Conquanto a matrícula não tenha sido juntada aos autos, tomando-se por base as informações trazidas pela Oficiala às p. 5/6 do requerimento 4683197, há hipotecas registradas decorrentes de cédula de crédito bancário e cédula rural hipotecária, de modo que não se trata de hipoteca comum. As da primeira espécie, estão regulamentadas pela MP n. 2160-25/01, ao passo que as da segunda espécie estão regulamentadas pelo DL n. 167/67.

Ao tratar das hipotecas cedulares, Cristiano Chaves de Farias leciona:

Foi introduzido no Brasil pelo DL n. 70/66, com emissão por instituição financeira que se dedique ao financiamento imobiliário, incrementado o acesso à “casa própria”.

[…]

Outrossim, ao contrário das hipotecas convencionais, o bem constrito não poderá ser objeto de penhora por dívidas posteriores, e o devedor só poderá dele dispor com consentimento do credor (STJ, AgRg no AgRg no Agr. 1.094.203-SP, 4ª T., Rel. Min. Raul Araújo, Informativo n. 470, 29.4.2011) (FARIAS, Cristiano Chves de. Manual de Direito Civil – Volume Único – 3. ed. rev. atual e ampl. – Salvador: Ed JusPodivm, 2018, p. 1653).
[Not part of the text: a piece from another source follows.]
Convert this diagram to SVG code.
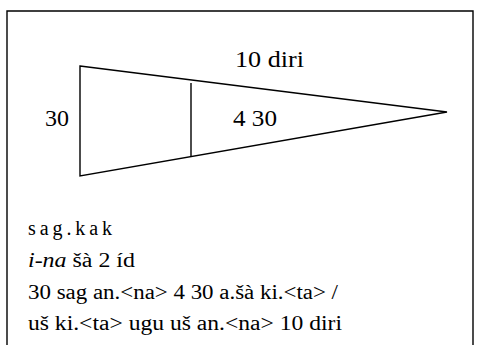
<svg xmlns="http://www.w3.org/2000/svg" width="485" height="345" viewBox="0 0 485 345">
<style>
.ln{fill:none;stroke:#000;stroke-width:1.4}
.lb{font-family:"Liberation Serif","Times New Roman",serif;font-size:23px;fill:#000}
.tx{font-family:"Liberation Serif","Times New Roman",serif;font-size:20px;fill:#000}
</style>
<rect x="0" y="0" width="485" height="345" fill="#fff"/>
<path class="ln" d="M7,360 V11 H473 V360" stroke="#222"/>
<g id="figure">
<polygon class="ln" points="80,66 447,112 80,176"/>
<line class="ln" x1="191" y1="83" x2="191" y2="157"/>
</g>
<g id="labels">
<text class="lb" x="235" y="67" textLength="69" lengthAdjust="spacingAndGlyphs">10 diri</text>
<text class="lb" x="45" y="126" textLength="24" lengthAdjust="spacingAndGlyphs">30</text>
<text class="lb" x="233" y="126" textLength="44" lengthAdjust="spacingAndGlyphs">4 30</text>
</g>
<g id="transliteration">
<text class="tx" x="28" y="235" textLength="84" lengthAdjust="spacing">sag.kak</text>
<text class="tx" x="28" y="267" textLength="107" lengthAdjust="spacingAndGlyphs"><tspan font-style="italic">i-na</tspan> šà 2 íd</text>
<text class="tx" x="28" y="299" textLength="310" lengthAdjust="spacingAndGlyphs">30 sag an.&lt;na&gt; 4 30 a.šà ki.&lt;ta&gt; /</text>
<text class="tx" x="28" y="330" textLength="314" lengthAdjust="spacingAndGlyphs">uš ki.&lt;ta&gt; ugu uš an.&lt;na&gt; 10 diri</text>
</g>
</svg>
Portanto, é exigível a anuência do credor, e não sua mera ciência.

Do exposto, acolho a dúvida para reconhecer a exigibilidade de anuência do credor hipotecário do imóvel matriculado sob o n. 9.359 para o registro de nova hipoteca em nome de credor diverso.

Condeno o interessado ao pagamento das despesas processuais pendentes, conforme art. 207 da Lei 6.015/1973.

Sem honorários advocatícios, por se tratar de jurisdição administrativa.

Expeça-se ofício à Oficiala Interina do Registro Público, informando-a do inteiro teor desta decisão.

Publique-se. Registre-se. Intimem-se.

Após o trânsito em julgado, arquivem-se.